During an argument or discussion or debate, people often attack their opponent on a personal level rather than on the stance they hold. This is called the ad hominem fallacy. That is largely what politics has become; one giant, law-writing, foreign policy-building ad hominem disaster that the people sometimes reflect.
That word, opponent, is probably the most significant in this discussion. Be it in Congress or at the dinner table, some people have become so immovable in their ways that even at the hint of competition, they become defensive, or even worse, offensive.
And that behavior is not going away. We here at school live in a redominantly liberal, white area that does not always see the world for all that it is. Conservatives at this school, on the basis of no more than their beliefs, are sometimes the butt of jokes and insults because those beliefs are seen as inferior or flat out wrong.
Many liberal in Seattle suburbs like Kenmore, Bothell and Woodinville exist in a sort of echo-chamber. An echo-chamber is, like the name suggests, where your ideas are simply echoed back to you because those around you have generally the same stance. It is not just local to liberals, either, the same could be said for suburbs of Houston or Jacksonville; anywhere your opinions won’t be checked by someone else is, effectively, an echo-chamber.
In some ways our tendency to resist new or opposing ideas comes as a direct result of echo-chambers just like the one we have at school. Political polarization brought on by those echo-chambers threatens constructive political discourse in this nation. Liberals have a lot to learn form the GOP, really anyone whose ideals do not strictly lean left, and so to do conservatives. Life tends to happen along the middle path, not on the right or the left.
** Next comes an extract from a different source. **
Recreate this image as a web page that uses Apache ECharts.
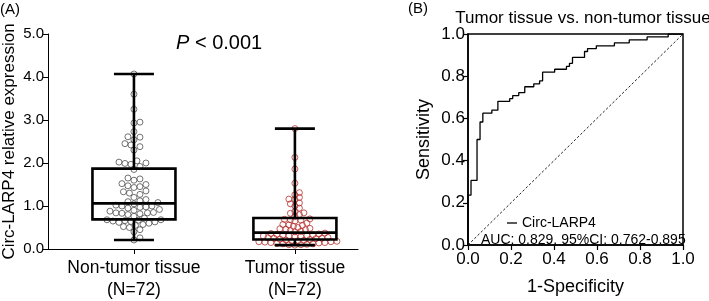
<!DOCTYPE html>
<html>
<head>
<meta charset="utf-8">
<script src="https://cdn.jsdelivr.net/npm/echarts@6/dist/echarts.min.js"></script>
<style>
html, body { margin: 0; padding: 0; background: #fff; }
#chart { width: 709px; height: 301px; }
</style>
</head>
<body>
<div id="chart"></div>
<script>
var FONT = 'Arial, "Liberation Sans", sans-serif';

// ---- panel A: box + dots ----
var groupNames = ['Non-tumor tissue\n(N=72)', 'Tumor tissue\n(N=72)'];
var groupPos = [1, 2];
// min, Q1, median, Q3, max
var boxNonTumor = [0.21, 0.69, 1.06, 1.87, 4.07];
var boxTumor = [0.09, 0.22, 0.38, 0.72, 2.80];

var dotsNonTumor = [
    4.07, 3.60, 3.25, 2.95, 2.93, 2.73, 2.61, 2.60, 2.54, 2.45, 2.42, 2.38, 2.30,
    2.05, 2.02, 2.00, 1.99, 1.97, 1.92,
    1.85, 1.65, 1.63, 1.60, 1.52, 1.50, 1.47, 1.45, 1.43, 1.35, 1.33, 1.30, 1.27,
    1.20, 1.15, 1.12, 1.10, 1.08,
    1.05, 1.02, 1.00, 1.00, 0.98, 0.97, 0.95, 0.92, 0.90, 0.88, 0.85, 0.84, 0.84,
    0.83, 0.82, 0.80, 0.76, 0.72,
    0.68, 0.68, 0.67, 0.66, 0.65, 0.64, 0.63, 0.62, 0.60, 0.57, 0.55, 0.52, 0.50,
    0.45, 0.40, 0.26, 0.21
];
var dotsTumor = [
    2.80, 2.13, 1.86, 1.53, 1.31, 1.26, 1.20, 1.16, 1.15, 1.07, 1.05, 1.00, 0.95,
    0.87, 0.84, 0.83, 0.80, 0.76,
    0.70, 0.69, 0.68, 0.67, 0.65, 0.60, 0.57, 0.56, 0.55, 0.53, 0.50, 0.48, 0.47,
    0.46, 0.45, 0.43, 0.41, 0.40,
    0.37, 0.36, 0.35, 0.34, 0.33, 0.32, 0.31, 0.30, 0.30, 0.29, 0.28, 0.27, 0.26,
    0.25, 0.25, 0.24, 0.23, 0.22,
    0.21, 0.20, 0.19, 0.19, 0.18, 0.17, 0.17, 0.16, 0.15, 0.15, 0.14, 0.13, 0.12,
    0.12, 0.11, 0.10, 0.10, 0.09
];

// ---- panel B: ROC ----
var rocFpr = [0, 0, 0.014, 0.042, 0.056, 0.069, 0.111, 0.139, 0.194, 0.208, 0.236, 0.264, 0.306,
    0.333, 0.347, 0.403, 0.458, 0.472, 0.486, 0.542, 0.556, 0.597, 0.681, 0.750, 0.833, 0.931, 1.0];
var rocTpr = [0, 0.236, 0.306, 0.500, 0.583, 0.625, 0.639, 0.681, 0.694, 0.708, 0.722, 0.750, 0.764,
    0.778, 0.819, 0.833, 0.847, 0.861, 0.889, 0.917, 0.931, 0.944, 0.958, 0.972, 0.986, 1.0, 1.0];

// grid A geometry
var gA = {left: 48, top: 34, width: 310, height: 215};
var xMinA = 0.466, xMaxA = 2.392;
var pxPerX = gA.width / (xMaxA - xMinA);
var pxPerY = gA.height / 5;

// simple beeswarm, offsets worked out in pixels then turned back into axis units
function swarm(values, center, d) {
    var placed = [], out = [];
    values.slice().sort(function (a, b) { return a - b; }).forEach(function (v) {
        var py = v * pxPerY;
        for (var k = 0; k < 200; k++) {
            var off = Math.ceil(k / 2) * (k % 2 ? 1 : -1) * 1.5;
            var ok = placed.every(function (p) {
                var dx = p[0] - off, dy = p[1] - py;
                return dx * dx + dy * dy >= d * d;
            });
            if (ok) {
                placed.push([off, py]);
                out.push([center + off / pxPerX, v]);
                break;
            }
        }
    });
    return out;
}

var boxData = [[groupPos[0]].concat(boxNonTumor), [groupPos[1]].concat(boxTumor)];

var rocLine = [];
for (var i = 0; i < rocFpr.length; i++) {
    if (i > 0) rocLine.push([rocFpr[i], rocTpr[i - 1]]);
    rocLine.push([rocFpr[i], rocTpr[i]]);
}

function fmt1(v) { return v.toFixed(1); }

var option = {
    animation: false,
    backgroundColor: '#fff',
    textStyle: {fontFamily: FONT},
    title: {
        text: 'Tumor tissue vs. non-tumor tissue',
        left: 578, top: 5, textAlign: 'center',
        textStyle: {fontFamily: FONT, fontSize: 17, fontWeight: 'normal', color: '#000'}
    },
    legend: {
        data: ['Circ-LARP4'],
        left: 502, top: 211,
        icon: 'rect', itemWidth: 10, itemHeight: 1.3, itemGap: 4,
        textStyle: {fontFamily: FONT, fontSize: 14, color: '#000'}
    },
    grid: [
        {left: gA.left, top: gA.top, width: gA.width, height: gA.height},
        {left: 468, top: 34, width: 215, height: 215, show: true, borderColor: '#000', borderWidth: 1.5}
    ],
    xAxis: [
        {
            gridIndex: 0, type: 'value', min: xMinA, max: xMaxA,
            axisLine: {lineStyle: {color: '#000', width: 1}},
            axisTick: {customValues: groupPos, length: 5, lineStyle: {color: '#000'}},
            axisLabel: {
                customValues: groupPos, margin: 8, color: '#000', fontSize: 17.5, lineHeight: 22,
                fontFamily: FONT,
                formatter: function (v) { return groupNames[Math.round(v) - 1]; }
            },
            splitLine: {show: false}
        },
        {
            gridIndex: 1, type: 'value', min: 0, max: 1, interval: 0.2,
            axisLine: {lineStyle: {color: '#000', width: 1.5}},
            axisTick: {length: 5, lineStyle: {color: '#000', width: 1.2}},
            axisLabel: {margin: 6, color: '#000', fontSize: 17, fontFamily: FONT, formatter: fmt1},
            splitLine: {show: false},
            name: '1-Specificity', nameLocation: 'middle', nameGap: 33,
            nameTextStyle: {fontSize: 18, color: '#000', fontFamily: FONT}
        }
    ],
    yAxis: [
        {
            gridIndex: 0, type: 'value', min: 0, max: 5, interval: 1,
            axisLine: {show: true, lineStyle: {color: '#000', width: 1}},
            axisTick: {show: true, length: 5, lineStyle: {color: '#000'}},
            axisLabel: {margin: 4, color: '#000', fontSize: 15, fontFamily: FONT, formatter: fmt1},
            splitLine: {show: false},
            name: 'Circ-LARP4 relative expression', nameLocation: 'middle', nameGap: 30,
            nameTextStyle: {fontSize: 17, color: '#000', fontFamily: FONT}
        },
        {
            gridIndex: 1, type: 'value', min: 0, max: 1, interval: 0.2,
            axisLine: {show: true, lineStyle: {color: '#000', width: 1.5}},
            axisTick: {show: true, length: 5, lineStyle: {color: '#000', width: 1.2}},
            axisLabel: {margin: 3, color: '#000', fontSize: 17, fontFamily: FONT, formatter: fmt1},
            splitLine: {show: false},
            name: 'Sensitivity', nameLocation: 'middle', nameGap: 35,
            nameTextStyle: {fontSize: 18, color: '#000', fontFamily: FONT}
        }
    ],
    series: [
        {
            type: 'scatter', xAxisIndex: 0, yAxisIndex: 0, z: 2,
            data: swarm(dotsNonTumor, groupPos[0], 5.8),
            symbol: 'circle', symbolSize: 6,
            itemStyle: {color: 'rgba(0,0,0,0)', borderColor: '#505050', borderWidth: 1}
        },
        {
            type: 'scatter', xAxisIndex: 0, yAxisIndex: 0, z: 2,
            data: swarm(dotsTumor, groupPos[1], 4.6),
            symbol: 'circle', symbolSize: 6,
            itemStyle: {color: 'rgba(0,0,0,0)', borderColor: '#b8312f', borderWidth: 1}
        },
        {
            type: 'custom', xAxisIndex: 0, yAxisIndex: 0, z: 5,
            data: boxData,
            encode: {x: 0, y: [1, 2, 3, 4, 5]},
            renderItem: function (params, api) {
                var x = api.value(0);
                var pt = function (d) { return api.coord([x, api.value(d)]); };
                var pMin = pt(1), pQ1 = pt(2), pMed = pt(3), pQ3 = pt(4), pMax = pt(5);
                var cx = pMin[0], hw = 41.5, cw = 20;
                var st = {stroke: '#000', lineWidth: 2.6, fill: null};
                var ln = function (x1, y1, x2, y2) {
                    return {type: 'line', shape: {x1: x1, y1: y1, x2: x2, y2: y2}, style: st};
                };
                return {
                    type: 'group',
                    children: [
                        {type: 'rect', shape: {x: cx - hw, y: pQ3[1], width: hw * 2, height: pQ1[1] - pQ3[1]}, style: st},
                        ln(cx - hw, pMed[1], cx + hw, pMed[1]),
                        ln(cx, pQ3[1], cx, pMax[1]),
                        ln(cx, pQ1[1], cx, pMin[1]),
                        ln(cx - cw, pMax[1], cx + cw, pMax[1]),
                        ln(cx - cw, pMin[1], cx + cw, pMin[1])
                    ]
                };
            }
        },
        {
            name: 'Circ-LARP4', type: 'line', xAxisIndex: 1, yAxisIndex: 1,
            data: rocLine, symbol: 'none', z: 4,
            lineStyle: {color: '#000', width: 1.3},
            itemStyle: {color: '#000'}
        },
        {
            type: 'line', xAxisIndex: 1, yAxisIndex: 1,
            data: [[0, 0], [1, 1]], symbol: 'none', z: 3,
            lineStyle: {color: '#222', width: 1, type: [2.5, 2]}
        }
    ],
    graphic: [
        {type: 'text', left: 0, top: 2, style: {text: '(A)', font: '15px ' + FONT, fill: '#000'}},
        {type: 'text', left: 408, top: 1, style: {text: '(B)', font: '15px ' + FONT, fill: '#000'}},
        {
            type: 'text', left: 176, top: 33,
            style: {
                text: '{i|P} < 0.001',
                font: '20px ' + FONT, fill: '#000',
                rich: {i: {fontStyle: 'italic', fontSize: 20, fontFamily: FONT}}
            }
        },
        {type: 'text', left: 481, top: 233, style: {text: 'AUC: 0.829, 95%CI: 0.762-0.895', font: '14px ' + FONT, fill: '#000'}}
    ]
};

var myChart = echarts.init(document.getElementById('chart'));
myChart.setOption(option);
</script>
</body>
</html>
This isn’t an issue that walks exclusively down party lines, though. Discussions about climate change, civil rights, music, even which brand of phone is best all bring out some of the worst behavior in people. If we can find a way to get combative over something as trivial as the piece of metal we talk into, it’s no wonder the political climate of the United States is so toxic.
Despite all this, though, humans are not only good at fighting one another. We, out of all the species of animals that walk the earth, have an incredible propensity for learning. Whether we know it or not, we are all of us learning from birth to death. But even then, we only learn when we are open to doing so.
From the ground up, the United States has been built on the belief that we are a melting pot. While that term originally referred just to the cultural makeup of America, it has gone on to mean so much more. America hosts in its borders people from countless political, ethnic, religious and philosophical backgrounds and that diversity empowers us.
The conflux of those ideas, the point where they meet and blend and shape one another is the point where the American dream lies. Without the chance to see and experience the world outside of our state’s or even our nation’s borders, we lose the chance both to grow as people and to help others do the same. In an age of such intense political, social and economic division, it is perhaps more poignant than ever to deal more kindly with one another and uplift the diversity of ideology that makes this country so great.